Unexpected key(s) in state_dict: "stages.0.0.large_kernel.LoRA1.conv.weight", "stages.0.0.large_kernel.LoRA1.bn.weight", "stages.0.0.large_kernel.LoRA1.bn.bias", "stages.0.0.large_kernel.LoRA1.bn.running_mean", "stages.0.0.large_kernel.LoRA1.bn.running_var", "stages.0.0.large_kernel.LoRA1.bn.num_batches_tracked", "stages.0.0.large_kernel.LoRA2.conv.weight", "stages.0.0.large_kernel.LoRA2.bn.weight", "stages.0.0.large_kernel.LoRA2.bn.bias", "stages.0.0.large_kernel.LoRA2.bn.running_mean", "stages.0.0.large_kernel.LoRA2.bn.running_var", "stages.0.0.large_kernel.LoRA2.bn.num_batches_tracked", "stages.0.1.large_kernel.LoRA1.conv.weight", "stages.0.1.large_kernel.LoRA1.bn.weight", "stages.0.1.large_kernel.LoRA1.bn.bias", "stages.0.1.large_kernel.LoRA1.bn.running_mean", "stages.0.1.large_kernel.LoRA1.bn.running_var"....]

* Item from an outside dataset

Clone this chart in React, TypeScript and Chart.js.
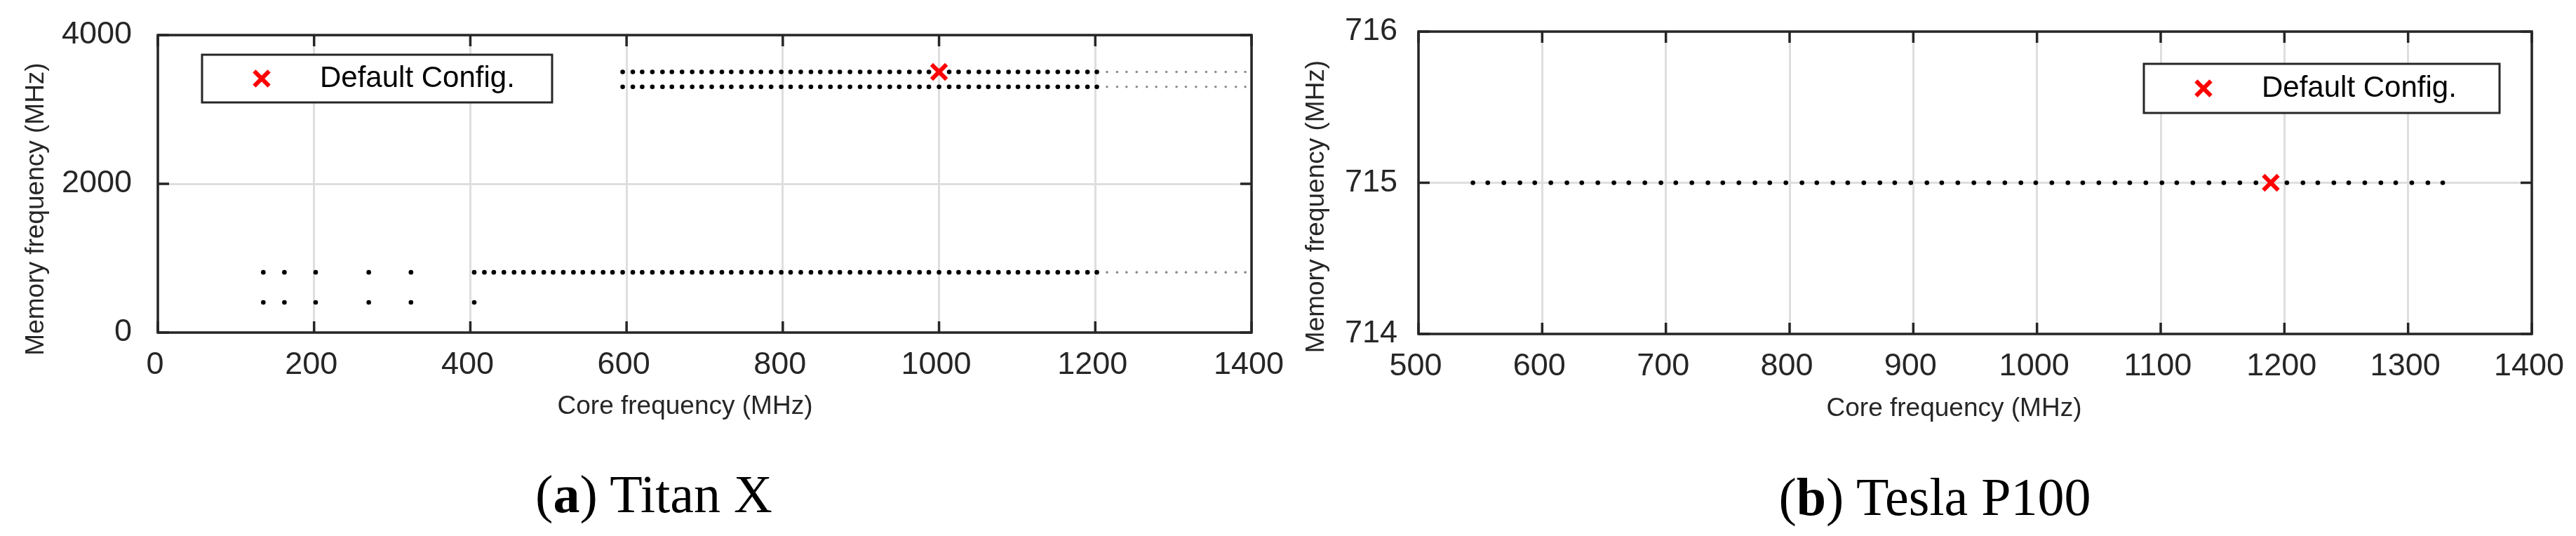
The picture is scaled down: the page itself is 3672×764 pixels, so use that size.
import React, { useEffect, useRef } from 'react';
import { Chart, registerables } from 'chart.js';

Chart.register(...registerables);

// ---------------- data ----------------
const TITAN_X_TICKS = [0, 200, 400, 600, 800, 1000, 1200, 1400];
const TITAN_Y_TICKS = [0, 2000, 4000];
const P100_X_TICKS = [500, 600, 700, 800, 900, 1000, 1100, 1200, 1300, 1400];
const P100_Y_TICKS = [714, 715, 716];

const TITAN_CORE_AT_3505 = [595, 608, 620, 633, 646, 658, 671, 684, 696, 709, 722, 734, 747, 760, 772, 785, 798, 810, 823, 836, 848, 861, 873, 886, 899, 911, 924, 937, 949, 962, 975, 987, 1000, 1013, 1025, 1038, 1051, 1063, 1076, 1089, 1101, 1114, 1127, 1139, 1152, 1165, 1177, 1190, 1202];
const TITAN_CORE_AT_3304 = [595, 608, 620, 633, 646, 658, 671, 684, 696, 709, 722, 734, 747, 760, 772, 785, 798, 810, 823, 836, 848, 861, 873, 886, 899, 911, 924, 937, 949, 962, 975, 987, 1000, 1013, 1025, 1038, 1051, 1063, 1076, 1089, 1101, 1114, 1127, 1139, 1152, 1165, 1177, 1190, 1202];
const TITAN_CORE_AT_810 = [135, 162, 202, 270, 324, 405, 418, 430, 443, 456, 468, 481, 494, 506, 519, 532, 544, 557, 570, 582, 595, 608, 620, 633, 646, 658, 671, 684, 696, 709, 722, 734, 747, 760, 772, 785, 798, 810, 823, 836, 848, 861, 873, 886, 899, 911, 924, 937, 949, 962, 975, 987, 1000, 1013, 1025, 1038, 1051, 1063, 1076, 1089, 1101, 1114, 1127, 1139, 1152, 1165, 1177, 1190, 1202];
const TITAN_CORE_AT_405 = [135, 162, 202, 270, 324, 405];
const TITAN_EXTRA_CORE = [1215, 1228, 1240, 1253, 1266, 1278, 1291, 1304, 1316, 1329, 1342, 1354, 1367, 1380, 1392];
const TITAN_EXTRA_MEM = [3505, 3304, 810];
const TITAN_DEFAULT_CORE = [1000];
const TITAN_DEFAULT_MEM = [3505];

const P100_CORE_AT_715 = [544, 556, 569, 582, 594, 607, 620, 632, 645, 658, 670, 683, 696, 708, 721, 734, 746, 759, 772, 784, 797, 810, 822, 835, 847, 860, 873, 885, 898, 911, 923, 936, 949, 961, 974, 987, 999, 1012, 1025, 1037, 1050, 1063, 1075, 1088, 1101, 1113, 1126, 1139, 1151, 1164, 1177, 1189, 1202, 1215, 1227, 1240, 1252, 1265, 1278, 1290, 1303, 1316, 1328];
const P100_MEM = 715;
const P100_DEFAULT_CORE = [1189];
const P100_DEFAULT_MEM = [715];

const LEGEND_LABEL = 'Default Config.';
const X_TITLE = 'Core frequency (MHz)';
const Y_TITLE = 'Memory frequency (MHz)';

// ---------------- styles ----------------
const SANS = '"Liberation Sans", Arial, Helvetica, sans-serif';
const AXIS = '#262626';
const GRID = '#dedede';
const TICK_LEN = 16;

const row = (cores: number[], mem: number) => cores.map((x) => ({ x, y: mem }));

const framePlugin = {
  id: 'frame',
  afterDraw(chart: any, _args: any, o: any) {
    const { ctx, chartArea: a } = chart;
    const xs = chart.scales.x;
    const ys = chart.scales.y;
    ctx.save();
    ctx.strokeStyle = AXIS;
    ctx.lineWidth = 3.5;
    ctx.beginPath();
    xs.ticks.forEach((t: any) => {
      const px = xs.getPixelForValue(t.value);
      ctx.moveTo(px, a.top);
      ctx.lineTo(px, a.top + TICK_LEN);
      ctx.moveTo(px, a.bottom);
      ctx.lineTo(px, a.bottom - TICK_LEN);
    });
    ys.ticks.forEach((t: any) => {
      const py = ys.getPixelForValue(t.value);
      ctx.moveTo(a.left, py);
      ctx.lineTo(a.left + TICK_LEN, py);
      ctx.moveTo(a.right, py);
      ctx.lineTo(a.right - TICK_LEN, py);
    });
    ctx.stroke();
    ctx.strokeRect(a.left, a.top, a.right - a.left, a.bottom - a.top);

    // axis titles
    ctx.fillStyle = AXIS;
    ctx.font = `37px ${SANS}`;
    ctx.textAlign = 'center';
    ctx.textBaseline = 'middle';
    ctx.fillText(o.xTitle, (a.left + a.right) / 2 + o.xTitleDx, a.bottom + o.xTitleDy);
    ctx.save();
    ctx.translate(a.left + o.yTitleDx, (a.top + a.bottom) / 2 + o.yTitleDy);
    ctx.rotate(-Math.PI / 2);
    ctx.fillText(o.yTitle, 0, 0);
    ctx.restore();

    // legend
    const ds = chart.data.datasets[0];
    const lx = a.left + o.legendDx;
    const ly = a.top + o.legendDy;
    ctx.fillStyle = '#ffffff';
    ctx.fillRect(lx, ly, o.legendW, o.legendH);
    ctx.lineWidth = 3;
    ctx.strokeStyle = AXIS;
    ctx.strokeRect(lx, ly, o.legendW, o.legendH);
    const mx = lx + 85;
    const my = ly + o.legendH / 2;
    const off = ds.pointRadius * Math.SQRT1_2;
    ctx.strokeStyle = ds.borderColor;
    ctx.lineWidth = ds.borderWidth;
    ctx.beginPath();
    ctx.moveTo(mx - off, my - off);
    ctx.lineTo(mx + off, my + off);
    ctx.moveTo(mx - off, my + off);
    ctx.lineTo(mx + off, my - off);
    ctx.stroke();
    ctx.fillStyle = '#000000';
    ctx.font = `42px ${SANS}`;
    ctx.textAlign = 'left';
    ctx.textBaseline = 'middle';
    ctx.fillText(ds.label, lx + 168, my);
    ctx.restore();
  },
};

const zeroPadding = (s: any) => {
  s.paddingTop = 0;
  s.paddingBottom = 0;
  s.paddingLeft = 0;
  s.paddingRight = 0;
};

function makeConfig(p: any) {
  const tickFont = { family: SANS, size: 45 };
  return {
    type: 'scatter',
    data: { datasets: p.datasets },
    options: {
      animation: false,
      responsive: false,
      events: [],
      layout: { padding: p.padding },
      plugins: {
        legend: { display: false },
        tooltip: { enabled: false },
        frame: p.frame,
      },
      scales: {
        x: {
          type: 'linear',
          min: p.xTicks[0],
          max: p.xTicks[p.xTicks.length - 1],
          afterBuildTicks: (s: any) => {
            s.ticks = p.xTicks.map((v: number) => ({ value: v }));
          },
          afterFit: (s: any) => {
            s.height = p.xAxisHeight;
            zeroPadding(s);
          },
          ticks: {
            callback: (v: any) => String(v),
            font: tickFont,
            color: AXIS,
            padding: 20,
            labelOffset: -4,
            autoSkip: false,
            maxRotation: 0,
          },
          grid: { color: GRID, lineWidth: 3, drawTicks: false },
          border: { display: false },
        },
        y: {
          type: 'linear',
          min: p.yTicks[0],
          max: p.yTicks[p.yTicks.length - 1],
          afterBuildTicks: (s: any) => {
            s.ticks = p.yTicks.map((v: number) => ({ value: v }));
          },
          afterFit: (s: any) => {
            s.width = p.yAxisWidth;
            zeroPadding(s);
          },
          ticks: {
            callback: (v: any) => String(v),
            font: tickFont,
            color: AXIS,
            padding: p.yPad,
            autoSkip: false,
          },
          grid: { color: GRID, lineWidth: 3, drawTicks: false },
          border: { display: false },
        },
      },
    },
    plugins: [framePlugin],
  } as any;
}

const defaultDataset = (cores: number[], mems: number[]) => ({
  label: LEGEND_LABEL,
  data: cores.map((x, i) => ({ x, y: mems[i] })),
  pointStyle: 'crossRot',
  pointRadius: 15,
  borderWidth: 6,
  borderColor: '#ff0000',
  backgroundColor: '#ff0000',
});

export default function App() {
  const leftRef = useRef<HTMLCanvasElement>(null);
  const rightRef = useRef<HTMLCanvasElement>(null);

  useEffect(() => {
    const titanBlack = [
      ...row(TITAN_CORE_AT_3505, 3505),
      ...row(TITAN_CORE_AT_3304, 3304),
      ...row(TITAN_CORE_AT_810, 810),
      ...row(TITAN_CORE_AT_405, 405),
    ];
    const titanGray = TITAN_EXTRA_MEM.flatMap((m) => row(TITAN_EXTRA_CORE, m));

    const left = new Chart(
      leftRef.current as HTMLCanvasElement,
      makeConfig({
        datasets: [
          defaultDataset(TITAN_DEFAULT_CORE, TITAN_DEFAULT_MEM),
          { label: 'supported', data: titanBlack, pointRadius: 3.3, borderWidth: 0, backgroundColor: '#000000', pointStyle: 'circle' },
          { label: 'other', data: titanGray, pointRadius: 1.8, borderWidth: 0, backgroundColor: '#8c8c8c', pointStyle: 'circle' },
        ],
        xTicks: TITAN_X_TICKS,
        yTicks: TITAN_Y_TICKS,
        padding: { left: 0, top: 50, right: 52, bottom: 0 },
        yAxisWidth: 225,
        xAxisHeight: 290,
        yPad: 37,
        frame: {
          xTitle: X_TITLE,
          yTitle: Y_TITLE,
          xTitleDx: -28,
          xTitleDy: 106,
          yTitleDx: -173,
          yTitleDy: 36,
          legendDx: 63,
          legendDy: 28,
          legendW: 499,
          legendH: 68,
        },
      })
    );

    const right = new Chart(
      rightRef.current as HTMLCanvasElement,
      makeConfig({
        datasets: [
          defaultDataset(P100_DEFAULT_CORE, P100_DEFAULT_MEM),
          { label: 'supported', data: row(P100_CORE_AT_715, P100_MEM), pointRadius: 3.3, borderWidth: 0, backgroundColor: '#000000', pointStyle: 'circle' },
        ],
        xTicks: P100_X_TICKS,
        yTicks: P100_Y_TICKS,
        padding: { left: 0, top: 45, right: 63, bottom: 0 },
        yAxisWidth: 186,
        xAxisHeight: 288,
        yPad: 30,
        frame: {
          xTitle: X_TITLE,
          yTitle: Y_TITLE,
          xTitleDx: -30,
          xTitleDy: 107,
          yTitleDx: -145,
          yTitleDy: 34,
          legendDx: 1034,
          legendDy: 46,
          legendW: 507,
          legendH: 70,
        },
      })
    );

    return () => {
      left.destroy();
      right.destroy();
    };
  }, []);

  const caption: React.CSSProperties = {
    position: 'absolute',
    width: 800,
    textAlign: 'center',
    fontFamily: '"Liberation Serif", "Times New Roman", serif',
    fontSize: 76,
    lineHeight: '76px',
    color: '#000',
    whiteSpace: 'nowrap',
  };

  return (
    <div style={{ position: 'absolute', left: 0, top: 0, width: 3672, height: 764, background: '#fff', overflow: 'hidden' }}>
      <canvas ref={leftRef} width={1836} height={764} style={{ position: 'absolute', left: 0, top: 0 }} />
      <canvas ref={rightRef} width={1836} height={764} style={{ position: 'absolute', left: 1836, top: 0 }} />
      <div style={{ ...caption, left: 932 - 400, top: 666 }}>
        (<b>a</b>) Titan X
      </div>
      <div style={{ ...caption, left: 2758 - 400, top: 670 }}>
        (<b>b</b>) Tesla P100
      </div>
    </div>
  );
}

I know this error may be caused by the way I load the pretrained weight. I use following codes to load the weight and I want to ask Whether this loading weight approach is reasonable

from slak_tr import SLaK_tiny as tmm
torch_model = tmm(Decom =True,width_factor =1.3)
import torch
static = torch.load('SLaK_tiny_checkpoint.pth',map_location=torch.device('cpu'))
torch_model.load_state_dict(static["model"])

Answer 7 · 2022-07-12T16:13:34.000Z

I fixed this argument inconsistence earlier today. Can you try to git pull or clone again?

Answer 8 · 2022-07-12T16:15:05.000Z

I fixed this argument inconsistence earlier today. Can you try to git pull or clone again?

OK, thanks for your quick replying. I try again

Answer 9 · 2022-07-13T02:17:10.000Z

Hi, I have successfully reproduced the SLaK-T model with PaddlePaddle framework (acc_top1: 0.8240 - acc_top5: 0.9677). Thanks for your wonderful work!